Dal canto tuo, Edward, sei invece reduce, con i Lowlands, da un concerto esaltante allo Spazio Teatro 89 di Milano, immortalato in un cd/dvd di prossima uscita, nel corso del quale avete presentato alcuni brani inediti. Si profila pertanto una, non lontana, pubblicazione anche di un nuovo lavoro in studio? Ci puoi dare qualche anticipazione delle novità in casa Lowlands?

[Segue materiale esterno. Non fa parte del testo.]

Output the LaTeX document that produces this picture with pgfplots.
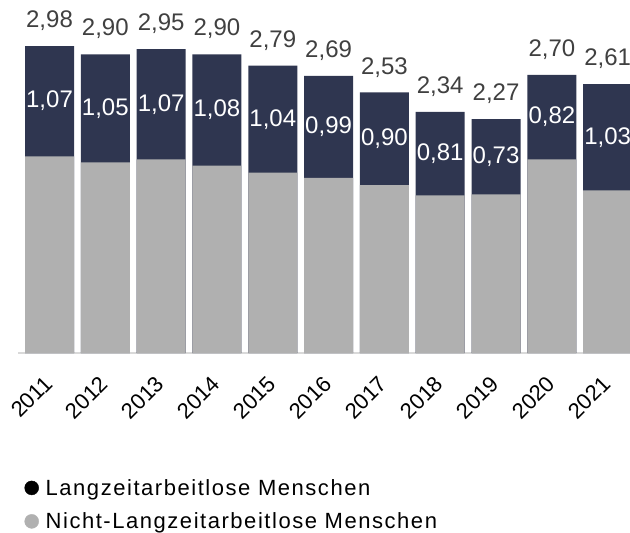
\documentclass[border=0pt]{standalone}
\usepackage{pgfplots}
\pgfplotsset{compat=1.18}
\usepackage{pgfplotstable}
\usepackage{fontspec}
\setmainfont{Liberation Sans}
\newfontfamily\legfont[LetterSpace=7]{Liberation Sans}
\definecolor{navy}{HTML}{2F3650}
\definecolor{lgray}{HTML}{B0B0B0}
\definecolor{lbl}{HTML}{404040}
\definecolor{axl}{HTML}{D9D9D9}
\pgfplotstableread{
x total top
0 2.98 1.07
1 2.90 1.05
2 2.95 1.07
3 2.90 1.08
4 2.79 1.04
5 2.69 0.99
6 2.53 0.90
7 2.34 0.81
8 2.27 0.73
9 2.70 0.82
10 2.61 1.03
}\datatable
\begin{document}
\begin{tikzpicture}
\begin{axis}[
  scale only axis,
  width=612pt, height=353pt,
  xmin=-0.5645, xmax=10.40,
  ymin=0, ymax=3.427,
  axis y line=none,
  axis x line*=bottom,
  x axis line style={draw=axl, line width=1.5pt, -},
  xtick={0,...,10},
  xticklabels={2011,2012,2013,2014,2015,2016,2017,2018,2019,2020,2021},
  xtick style={draw=none},
  xticklabel style={xshift=-1pt, yshift=-27pt, rotate=45, anchor=east, font=\fontsize{22}{26}\selectfont, text=black, inner sep=0pt},
  legend style={draw=none, fill=none, at={(axis description cs:0,0)}, anchor=north west, xshift=6.5pt, yshift=-124pt, font=\legfont\fontsize{22}{26}\selectfont, row sep=12pt, inner sep=0pt},
  legend cell align=left,
]
\addplot[ybar, bar width=0.878, bar shift=0pt, fill=navy, draw=none, forget plot] table[x=x, y=total] \datatable;
\addplot[ybar, bar width=0.878, bar shift=0pt, fill=lgray, draw=none, forget plot] table[x=x, y expr={\thisrow{total}-\thisrow{top}}] \datatable;
\addplot[draw=none, mark=none, forget plot, point meta=explicit,
  nodes near coords={\pgfmathprintnumber[use comma, fixed, fixed zerofill, precision=2, assume math mode=true]{\pgfplotspointmeta}},
  every node near coord/.style={anchor=center, text=lbl, font=\fontsize{24}{28}\selectfont}]
  table[x=x, y expr={\thisrow{total}+0.245}, meta=total] \datatable;
\addplot[draw=none, mark=none, forget plot, point meta=explicit,
  nodes near coords={\pgfmathprintnumber[use comma, fixed, fixed zerofill, precision=2, assume math mode=true]{\pgfplotspointmeta}},
  every node near coord/.style={anchor=center, text=white, font=\fontsize{24}{28}\selectfont}]
  table[x=x, y expr={\thisrow{total}-\thisrow{top}/2}, meta=top] \datatable;
\addlegendimage{only marks, mark=*, mark size=7pt, draw=black, fill=black}
\addlegendentry{\hspace*{5pt}Langzeitarbeitlose Menschen}
\addlegendimage{only marks, mark=*, mark size=7pt, draw=lgray, fill=lgray}
\addlegendentry{\hspace*{5pt}Nicht-Langzeitarbeitlose Menschen}
\end{axis}
\pgfresetboundingbox
\path (-18pt,-180pt) rectangle (612pt,353pt);
\end{tikzpicture}
\end{document}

Edward: Proprio oggi pomeriggio sto ascoltando i mix finali del nuovo disco dei Lowlands “Love Etc..” che uscirà ad Ottobre. E’ un disco folk, con fiati e archi...una cosa più swingata che rockeggiante...sperando di non alienare troppe persone. E’ un disco che volevo fare fortemente. La Rise Up di Pavia ce lo ha finanziato e stanno cercando anche di aiutarci con i live. Lo abbiamo inciso nei 5 gg successivi al live unplugged di cui parli (Che dovrebbe uscire in live CD/DVD prima della fine dell’anno sempre prodotto dalla Rise Up). Faremo un concerto elettrico in apertura di Priviero all’Alcatraz di Milano il 26 Ottobre dopo di che porteremo in giro “Love Etc..” in 8/10 date in piccoli teatri da 200 posti. Un tour acustico sulla falsariga dell’unplugged con i pezzi nuovi a supporto.